You can also take out a futures style bet on this financial product. The current spread betting price for a bet for seven months away is 11.766 – 11.908. If perhaps you think that the company will fall into further trouble with its fracking process, you might want to place a short bet for £100 per point.

After a few weeks or months perhaps the price drops to 8.362 – 8.506, and you decide to close your bet and collect your profit. As this was a futures based bet, there have been no charges to your account while you have held the bet. You should also note that you can close the bet at any time, you do not have to wait until the expiration. Your short bet went on at the selling price of 11.766, and it was closed at the buying price of 8.506. Taking one away from the other, you find you have gained 3.26 points. At your chosen stake of £100, this means you have won £326.

Once again, you must consider that your bet may not have been a winner and you may need to close it before it goes too far in the wrong direction, so that you minimize your losses. Say the price went up to 12.321 – 12.456, and you decided to close the bet and accept that this one did not win. The bet was opened at 11.766 and it closed at 12.456. That means you lost 0.69 points, or £69.

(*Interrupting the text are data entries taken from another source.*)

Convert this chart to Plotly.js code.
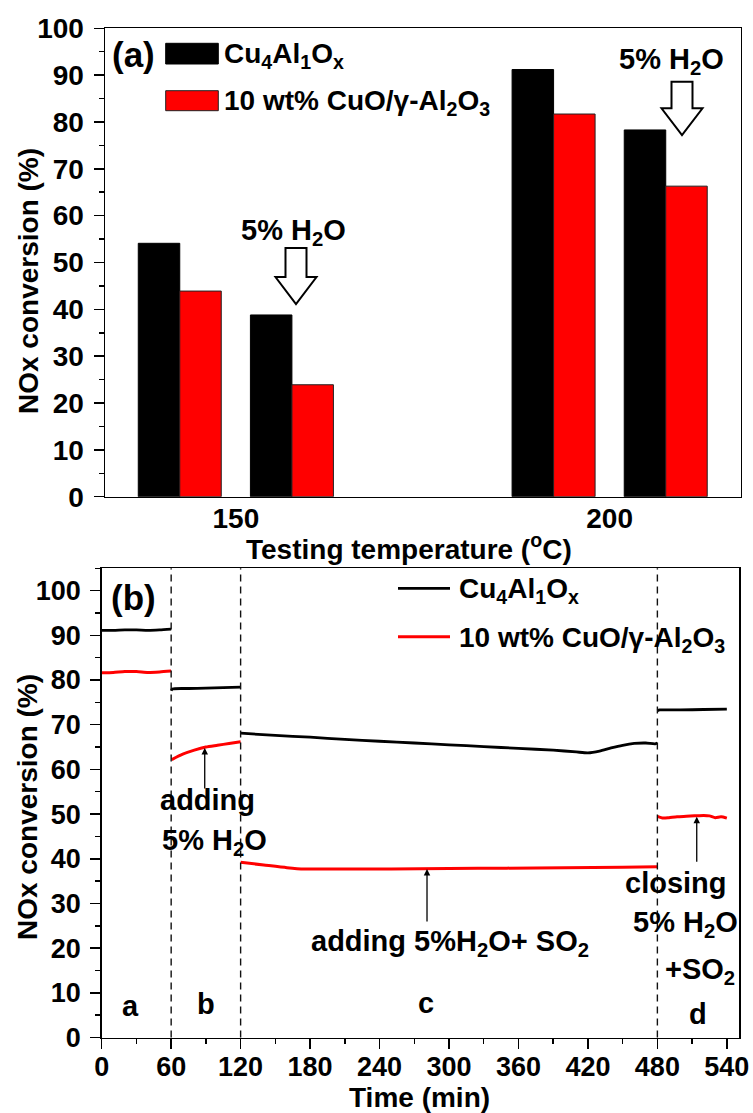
<!DOCTYPE html>
<html><head><meta charset="utf-8">
<script src="https://cdn.plot.ly/plotly-3.0.1.min.js"></script>
<style>html,body{margin:0;padding:0;background:#fff}#chart{width:753px;height:1113px}</style>
</head><body><div id="chart"></div>
<script>
// ---------- Panel (a): bar data ----------
const temperatures = [150, 150, 200, 200];
const conditions = ['dry', 'wet', 'dry', 'wet'];   // wet = with 5% H2O
const cuAlOxBar = [54.1, 38.8, 91.2, 78.3];
const cuOAl2O3Bar = [43.9, 23.9, 81.7, 66.3];
const tempTicks = [150, 200];
const tempTickText = ['150', '200'];

// ---------- Panel (b): time-on-stream data ----------
const timeBlack = [0, 10, 20, 30, 40, 50, 60, null,
  60, 61, 75, 90, 105, 120, null,
  120, 150, 180, 210, 240, 270, 300, 330, 360, 390, 410, 420, 430, 440, 450, 460, 470, 478, 480, null,
  480, 482, 500, 520, 540];
const convBlack = [91.1, 91.1, 91.2, 91.2, 91.1, 91.2, 91.4, null,
  77.6, 78.0, 78.1, 78.2, 78.3, 78.4, null,
  68.1, 67.6, 67.2, 66.7, 66.3, 65.9, 65.5, 65.1, 64.7, 64.3, 63.9, 63.7, 64.1, 64.8, 65.4, 65.8, 65.9, 65.7, 65.9, null,
  73.1, 73.3, 73.3, 73.4, 73.5];
const timeRed = [0, 10, 20, 30, 40, 50, 60, null,
  60.5, 70, 80, 90, 100, 110, 120, null,
  120, 140, 160, 175, 200, 250, 300, 350, 400, 450, 480, null,
  480, 485, 490, 497, 505, 512, 520, 525, 530, 535, 540];
const convRed = [81.6, 81.7, 81.9, 81.9, 81.7, 81.8, 82.0, null,
  62.2, 63.4, 64.3, 65.0, 65.4, 65.8, 66.2, null,
  39.2, 38.6, 38.0, 37.7, 37.7, 37.7, 37.8, 37.9, 38.0, 38.1, 38.2, null,
  49.5, 49.1, 49.2, 49.4, 49.5, 49.6, 49.7, 49.6, 49.2, 49.4, 49.1];
const timeTicks = [0, 60, 120, 180, 240, 300, 360, 420, 480, 540];
const stageBounds = [60, 120, 480];
const stageLabels = ['a', 'b', 'c', 'd'];
const stageTime = [25, 90, 280, 515];
const stageLevel = [7.0, 7.5, 7.7, 5.2];

const nameA = 'Cu<sub>4</sub>Al<sub>1</sub>O<sub>x</sub>';
const nameB = '10 wt% CuO/γ-Al<sub>2</sub>O<sub>3</sub>';

// ---------- helpers ----------
const W = 753, H = 1113;
const FONT = 'Liberation Sans, Arial, Helvetica, sans-serif';
const px = x => x / W, py = y => 1 - y / H;
const pairOffset = 7.5, barW = 5.55;
const barX = temperatures.map((t, i) => t + (conditions[i] === 'dry' ? -pairOffset : pairOffset));

const traces = [
  {type: 'bar', x: barX, y: cuAlOxBar, name: nameA, width: barW, offset: -barW,
   marker: {color: '#000', line: {color: '#000', width: 1}}, xaxis: 'x', yaxis: 'y'},
  {type: 'bar', x: barX, y: cuOAl2O3Bar, name: nameB, width: barW, offset: 0,
   marker: {color: '#ff0000', line: {color: '#222', width: 1}}, xaxis: 'x', yaxis: 'y'},
  {type: 'scatter', mode: 'lines', x: timeBlack, y: convBlack, name: nameA, connectgaps: false,
   line: {color: '#000', width: 2.8, shape: 'spline', smoothing: 0.6}, xaxis: 'x2', yaxis: 'y2'},
  {type: 'scatter', mode: 'lines', x: timeRed, y: convRed, name: nameB, connectgaps: false,
   line: {color: '#ff0000', width: 3, shape: 'spline', smoothing: 0.6}, xaxis: 'x2', yaxis: 'y2'}
];

const axisCommon = {showline: true, mirror: true, linecolor: '#000', linewidth: 1.5,
  showgrid: false, zeroline: false, fixedrange: true, tickcolor: '#000', tickwidth: 1.5};

function downArrow(cx, top, headStart, tip, sh, hh) {
  const X = v => px(v).toFixed(5), Y = v => py(v).toFixed(5);
  return `M${X(cx - sh)},${Y(top)} L${X(cx + sh)},${Y(top)} L${X(cx + sh)},${Y(headStart)} L${X(cx + hh)},${Y(headStart)} L${X(cx)},${Y(tip)} L${X(cx - hh)},${Y(headStart)} L${X(cx - sh)},${Y(headStart)} Z`;
}

const shapes = [
  // hollow arrows panel (a)
  {type: 'path', xref: 'paper', yref: 'paper', path: downArrow(296, 248, 277, 304, 10.5, 20.5),
   fillcolor: '#fff', line: {color: '#000', width: 2}},
  {type: 'path', xref: 'paper', yref: 'paper', path: downArrow(682, 81.7, 108.3, 135, 10.5, 20.5),
   fillcolor: '#fff', line: {color: '#000', width: 2}},
  // legend (a)
  {type: 'rect', xref: 'paper', yref: 'paper', x0: px(165.7), x1: px(218.3), y0: py(64), y1: py(43.3),
   fillcolor: '#000', line: {color: '#000', width: 1}},
  {type: 'rect', xref: 'paper', yref: 'paper', x0: px(165.7), x1: px(218.3), y0: py(110.7), y1: py(90.7),
   fillcolor: '#ff0000', line: {color: '#222', width: 1}},
  // legend (b)
  {type: 'line', xref: 'paper', yref: 'paper', x0: px(398), x1: px(450), y0: py(588.3), y1: py(588.3),
   line: {color: '#000', width: 2.8}},
  {type: 'line', xref: 'paper', yref: 'paper', x0: px(398), x1: px(450), y0: py(636.7), y1: py(636.7),
   line: {color: '#ff0000', width: 3}}
];
stageBounds.forEach(t => shapes.push({type: 'line', xref: 'x2', yref: 'y2 domain', x0: t, x1: t, y0: 0, y1: 1,
  line: {color: '#111', width: 1.4, dash: '7px,5px'}}));

const ann = (o) => Object.assign({showarrow: false, xref: 'paper', yref: 'paper',
  xanchor: 'center', yanchor: 'middle', font: {size: 29}}, o);
const annotations = [
  ann({text: '(a)', x: px(133.5), y: py(55), font: {size: 35}}),
  ann({text: nameA, x: px(222), y: py(56), xanchor: 'left', font: {size: 28}}),
  ann({text: nameB, x: px(222), y: py(103), xanchor: 'left', font: {size: 28}}),
  ann({text: '5% H<sub>2</sub>O', x: px(293), y: py(232)}),
  ann({text: '5% H<sub>2</sub>O', x: px(671.7), y: py(61)}),
  ann({text: 'Testing temperature (<sup>o</sup>C)', x: px(409.5), y: py(546.7), font: {size: 28}}),
  ann({text: 'NOx conversion (%)', x: px(28), y: py(281), textangle: -90, font: {size: 28}}),
  ann({text: 'NOx conversion (%)', x: px(27), y: py(807), textangle: -90, font: {size: 28}}),
  ann({text: 'Time (min)', x: px(420), y: py(1097), font: {size: 28}}),
  ann({text: '(b)', x: px(133.7), y: py(597), font: {size: 35}}),
  ann({text: nameA, x: px(457), y: py(590), xanchor: 'left', font: {size: 28}}),
  ann({text: nameB, x: px(457), y: py(639), xanchor: 'left', font: {size: 28}}),
  // panel (b) notes
  ann({text: 'adding', xref: 'x2', yref: 'y2', x: 91.6, y: 53.1}),
  ann({text: '5% H<sub>2</sub>O', xref: 'x2', yref: 'y2', x: 97.7, y: 43.7}),
  ann({text: 'adding 5%H<sub>2</sub>O+ SO<sub>2</sub>', xref: 'x2', yref: 'y2', x: 300.8, y: 21.2}),
  ann({text: 'closing', xref: 'x2', yref: 'y2', x: 496.3, y: 34.6}),
  ann({text: '5% H<sub>2</sub>O', xref: 'x2', yref: 'y2', x: 503.9, y: 25.4}),
  ann({text: '+SO<sub>2</sub>', xref: 'x2', yref: 'y2', x: 516.9, y: 14.9}),
  // thin arrows
  {xref: 'x2', yref: 'y2', x: 89, y: 64.8, ax: 0, ay: 42, text: '', showarrow: true,
   arrowhead: 2, arrowsize: 1, arrowwidth: 1.3, arrowcolor: '#000'},
  {xref: 'x2', yref: 'y2', x: 281, y: 37.7, ax: 0, ay: 54, text: '', showarrow: true,
   arrowhead: 2, arrowsize: 1, arrowwidth: 1.3, arrowcolor: '#000'},
  {xref: 'x2', yref: 'y2', x: 514, y: 49.4, ax: 0, ay: 46.6, text: '', showarrow: true,
   arrowhead: 2, arrowsize: 1, arrowwidth: 1.3, arrowcolor: '#000'}
];
stageLabels.forEach((s, i) => annotations.push(ann({text: s, xref: 'x2', yref: 'y2', x: stageTime[i], y: stageLevel[i]})));

const layout = {
  width: W, height: H, margin: {l: 0, r: 0, t: 0, b: 0},
  paper_bgcolor: '#fff', plot_bgcolor: '#fff', showlegend: false,
  font: {family: FONT, size: 27, color: '#000', weight: 'bold'},
  xaxis: Object.assign({}, axisCommon, {domain: [px(105), px(740.5)], range: [132.5, 217.5],
    tickmode: 'array', tickvals: tempTicks, ticktext: tempTickText, ticks: '', anchor: 'y',
    tickfont: {size: 28}, ticklabelstandoff: -4}),
  yaxis: Object.assign({}, axisCommon, {domain: [py(496.7), py(28.3)], range: [0, 100],
    tick0: 0, dtick: 10, ticks: 'outside', ticklen: 10, anchor: 'x', tickfont: {size: 28},
    ticklabelstandoff: 4,
    minor: {tick0: 0, dtick: 5, ticks: 'outside', ticklen: 5, tickwidth: 1.5, tickcolor: '#000'}}),
  xaxis2: Object.assign({}, axisCommon, {domain: [px(101.7), px(739)], range: [0, 550.5],
    tickmode: 'array', tickvals: timeTicks, ticks: 'outside', ticklen: 10, anchor: 'y2',
    ticklabelstandoff: -5,
    minor: {tickmode: 'linear', tick0: 0, dtick: 30, ticks: 'outside', ticklen: 5, tickwidth: 1.5, tickcolor: '#000'}}),
  yaxis2: Object.assign({}, axisCommon, {domain: [py(1037.5), py(568.3)], range: [0, 105],
    tick0: 0, dtick: 10, ticks: 'outside', ticklen: 10, anchor: 'x2', ticklabelstandoff: 4,
    minor: {tick0: 0, dtick: 5, ticks: 'outside', ticklen: 5, tickwidth: 1.5, tickcolor: '#000'}}),
  shapes: shapes,
  annotations: annotations
};

Plotly.newPlot('chart', traces, layout, {staticPlot: true, displayModeBar: false});
</script></body></html>
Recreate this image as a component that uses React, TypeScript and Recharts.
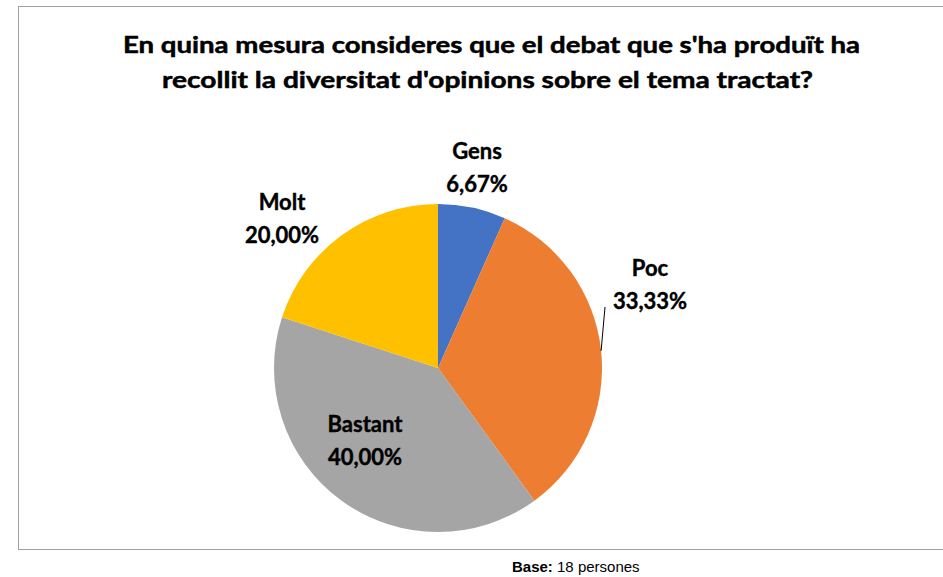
import { PieChart, Pie, Cell } from 'recharts';

const categories = ['Gens', 'Poc', 'Bastant', 'Molt'];
const percentages = [6.67, 33.33, 40.0, 20.0];
const sliceColors = ['#4472C4', '#ED7D31', '#A5A5A5', '#FFC000'];

const titleLines = [
  "En quina mesura consideres que el debat que s'ha produït ha",
  "recollit la diversitat d'opinions sobre el tema tractat?",
];

const data = categories.map((name, i) => ({ name, value: percentages[i] }));

// label centres relative to the pie centre (Excel "best fit" placement)
const LABEL_OFFSETS: [number, number][] = [
  [39, -193],
  [212, -76.5],
  [-73, 79.5],
  [-156, -142],
];
const LEADER = [false, true, false, false];

const RADIAN = Math.PI / 180;
const FONT = 'Lato, "Open Sans", sans-serif';

function formatPct(v: number) {
  return `${v.toFixed(2).replace('.', ',')}%`;
}

function renderLabel(props: any) {
  const { cx, cy, midAngle, outerRadius, index, value } = props;
  const [dx, dy] = LABEL_OFFSETS[index];
  const x = cx + dx;
  const y = cy + dy;
  const ex = cx + outerRadius * Math.cos(-midAngle * RADIAN);
  const ey = cy + outerRadius * Math.sin(-midAngle * RADIAN);
  const textProps = {
    textAnchor: 'middle' as const,
    fontFamily: FONT,
    fontWeight: 700,
    fontSize: 22,
    fill: '#000',
    stroke: '#000',
    strokeWidth: 0.4,
  };
  return (
    <g key={`lbl-${index}`}>
      {LEADER[index] && (
        <line x1={ex} y1={ey} x2={x - 45} y2={y + 15.5} stroke="#000" strokeWidth={1} />
      )}
      <text x={x} y={y - 16} {...textProps}>
        {categories[index]}
      </text>
      <text x={x} y={y + 17} {...textProps}>
        {formatPct(value)}
      </text>
    </g>
  );
}

export default function App() {
  return (
    <div style={{ position: 'absolute', left: 0, top: 0, width: 943, height: 577, background: '#fff' }}>
      <div
        style={{
          position: 'absolute', left: 18, top: 6, width: 940, height: 544,
          border: '1.5px solid #a0a0a0', boxSizing: 'border-box',
        }}
      />
      <div style={{ position: 'absolute', left: 0, top: 0 }}>
        <PieChart width={943} height={577} margin={{ top: 0, right: 0, bottom: 0, left: 0 }}>
          <Pie
            data={data}
            dataKey="value"
            nameKey="name"
            cx={438}
            cy={368}
            outerRadius={164}
            startAngle={90}
            endAngle={-270}
            stroke="none"
            label={renderLabel}
            labelLine={false}
            isAnimationActive={false}
          >
            {data.map((d, i) => (
              <Cell key={d.name} fill={sliceColors[i]} />
            ))}
          </Pie>
        </PieChart>
      </div>
      <svg width={943} height={577} style={{ position: 'absolute', left: 0, top: 0, pointerEvents: 'none' }}>
        <text x={491.5} y={53} textAnchor="middle" fontFamily={FONT} fontWeight={700} fontSize={23}
          textLength={737} lengthAdjust="spacingAndGlyphs" fill="#000" stroke="#000" strokeWidth={0.5}>
          {titleLines[0]}
        </text>
        <text x={487.5} y={88} textAnchor="middle" fontFamily={FONT} fontWeight={700} fontSize={23}
          textLength={651} lengthAdjust="spacingAndGlyphs" fill="#000" stroke="#000" strokeWidth={0.5}>
          {titleLines[1]}
        </text>
        <text x={512} y={572} fontFamily='"Liberation Sans", Arial, sans-serif' fontSize={15} fill="#000">
          <tspan fontWeight={700}>Base:</tspan> 18 persones
        </text>
      </svg>
    </div>
  );
}
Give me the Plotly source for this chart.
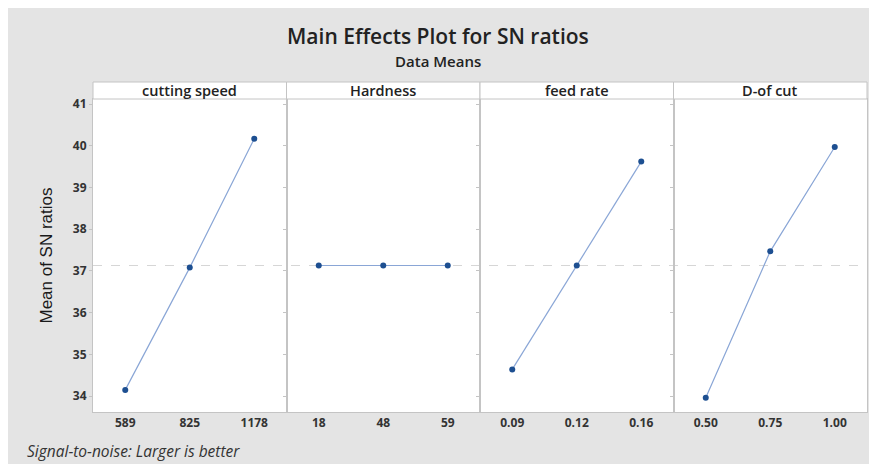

Trader Opinion Update August 2012: I feel sort of gutted for RRL holders. The book value must now fall back to 2010 at least so down to 2p imo and down to 1p if they have to raise discounted cash. They will have to sell their best assets to survive (like HAWK did) and/or raise heavily discounted to s/p cash (like HAWK did). Directors of these sorts of companies have a tendancy to worry more about their salaries than the share price. If they can keep banking the salary for another few years before the company goes belly up they will regardless of what happens to the share price and share dilution (like HAWK did). This is just so like HAWK – all the same old lies, hopes & dreams. The shareholders get shafted while the directors keep raking in their salaries and lavish lifestyles they don’t deserve.